Future development of the vacant Clairmont Apartments on West Raleigh Boulevard at Ravenwood Drive is on the agenda for the City Council’s Committee of the Whole meeting.
At the Aug. 27 Committee of the Whole meeting, Assistant City Manager Peter Varney presented a preliminary plan for the 13.5 acres of land acquired by the city in July, but officials said they wanted a plan that was more cohesive with the surrounding development.
City staff re-examined the plan and now hope to find a developer to build energy-efficient apartments or duplexes on both sides of Ravenwood Drive, houses on Starling Way and commercial development at the intersection of Ravenwood Drive and Raleigh Boulevard.

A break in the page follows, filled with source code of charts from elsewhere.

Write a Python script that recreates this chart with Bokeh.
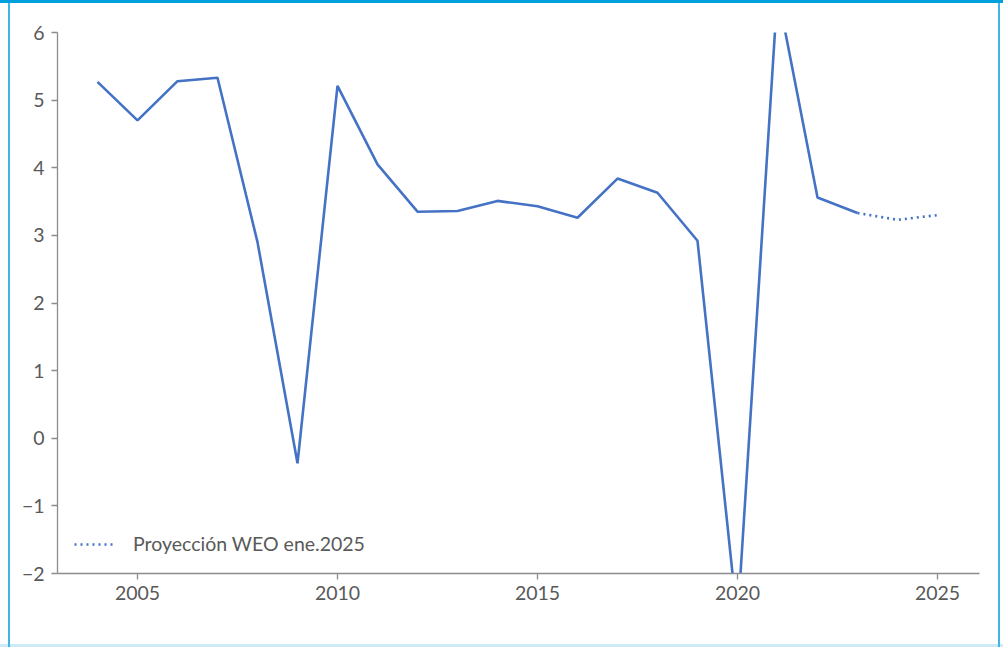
from bokeh.plotting import figure
from bokeh.models import FixedTicker, Range1d, Legend, LegendItem
from bokeh.embed import file_html
from bokeh.resources import INLINE

# Data (world GDP growth, %)
years_hist = [2004, 2005, 2006, 2007, 2008, 2009, 2010, 2011, 2012, 2013, 2014,
              2015, 2016, 2017, 2018, 2019, 2020, 2021, 2022, 2023]
growth_hist = [5.27, 4.70, 5.28, 5.33, 2.90, -0.37, 5.21, 4.05, 3.35, 3.36, 3.51,
               3.43, 3.26, 3.84, 3.63, 2.92, -2.70, 6.60, 3.56, 3.33]
years_proj = [2023, 2024, 2025]
growth_proj = [3.33, 3.23, 3.30]
proj_label = "Proyección WEO ene.2025"
x_ticks = [2005, 2010, 2015, 2020, 2025]
y_ticks = [-2, -1, 0, 1, 2, 3, 4, 5, 6]

LINE = "#4472c4"
GRAY = "#595959"
AXIS = "#8c8c8c"
FONT = "Lato"
FS = "19.5px"

p = figure(frame_width=922, frame_height=541, output_backend="svg",
           toolbar_location=None, x_range=Range1d(2003.0, 2026.05),
           y_range=Range1d(-2, 6))
p.min_border_left = 57
p.min_border_right = 24
p.min_border_top = 32
p.min_border_bottom = 74
p.outline_line_color = None
p.border_fill_color = None
p.background_fill_color = None
p.grid.visible = False
p.styles = {
    "background": ("linear-gradient(#00a0dc,#00a0dc) 0 0 / 100% 3px no-repeat, "
                   "linear-gradient(#3fb4e6,#3fb4e6) 8px 0 / 2px 100% no-repeat, "
                   "linear-gradient(#3fb4e6,#3fb4e6) 998px 0 / 2px 100% no-repeat, "
                   "linear-gradient(#cdeaf7,#cdeaf7) 0 644px / 100% 3px no-repeat, white"),
}

r_hist = p.line(years_hist, growth_hist, line_color=LINE, line_width=2.6)
r_proj = p.line(years_proj, growth_proj, line_color=LINE, line_width=2.6,
                line_dash="2 4")

for ax in (p.xaxis[0], p.yaxis[0]):
    ax.axis_line_color = AXIS
    ax.axis_line_width = 1.3
    ax.major_tick_line_color = AXIS
    ax.major_tick_line_width = 1.3
    ax.major_tick_out = 6
    ax.major_tick_in = 0
    ax.minor_tick_line_color = None
    ax.major_label_text_font = FONT
    ax.major_label_text_font_size = FS
    ax.major_label_text_color = GRAY

p.xaxis.ticker = FixedTicker(ticks=x_ticks)
p.yaxis.ticker = FixedTicker(ticks=y_ticks)
p.yaxis.major_label_overrides = {t: ("\u2212" + str(-t) if t < 0 else str(t)) for t in y_ticks}
p.xaxis.major_label_standoff = 6
p.yaxis.major_label_standoff = 7

legend = Legend(items=[LegendItem(label=proj_label, renderers=[r_proj])],
                location=(17, 18), border_line_color=None,
                background_fill_alpha=0, label_text_font=FONT,
                label_text_font_size=FS, label_text_color=GRAY,
                glyph_width=42, label_standoff=17, padding=6, margin=0)
p.add_layout(legend)

open("out.html", "w").write(file_html(p, INLINE))
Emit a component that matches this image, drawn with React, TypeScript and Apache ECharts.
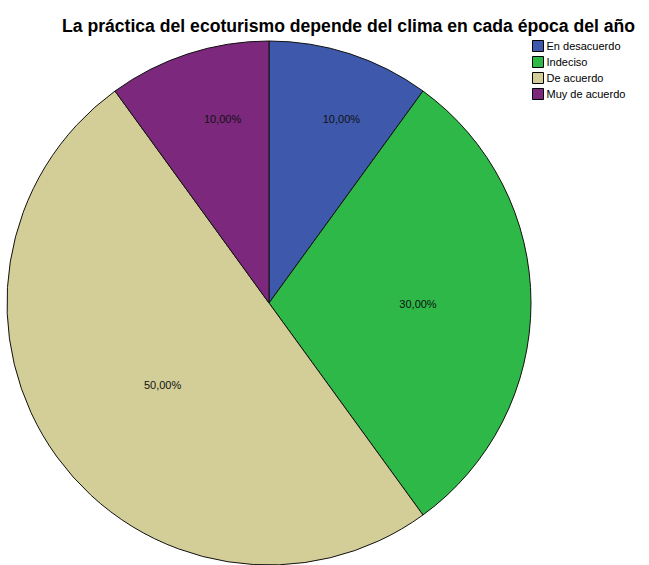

Staff also reserved 1.5 acres of land at the intersection for the eventual relocation of fire station No. 2, which currently is at the intersection of Raleigh Boulevard and Grace Street.
An additional 2.8 acres on Starling Way also is planned to be used by the South Rocky Mount Community Center.
“The site has been a constant eyesore to the area and it is the city’s vision to improve the appearance and the quality of affordable housing in the area,” according to Planning Director Ken Graves in the request for proposals.
Also at the 2 p.m. Committee of the Whole meeting, officials will hear a financial report on the first quarter and consider a recommendation to add clauses about deposits for small businesses to the Public Utilities policies.
At the 4 p.m. Council meeting, Public Works Director Jonathan Boone has requested the City Council approve nearly $41,000 in increased costs associated with the Downtown Streetscape electrical improvements.
Also, more than $88,000 for improvements is needed to Goldleaf Street with crews planning to widen West Goldleaf Street and add a concrete island to reduce the number of people going around the railroad gates.
The Goldleaf Street improvements would be covered by N.C. Department of Transportation and Powell Bill funding.
A $35,000 grant application also must be approved by officials before it can be submitted.
If awarded, the grant money would be used to renovate the oldest section of the city trail, between the Battle Park boat ramp and the Church Street bridge.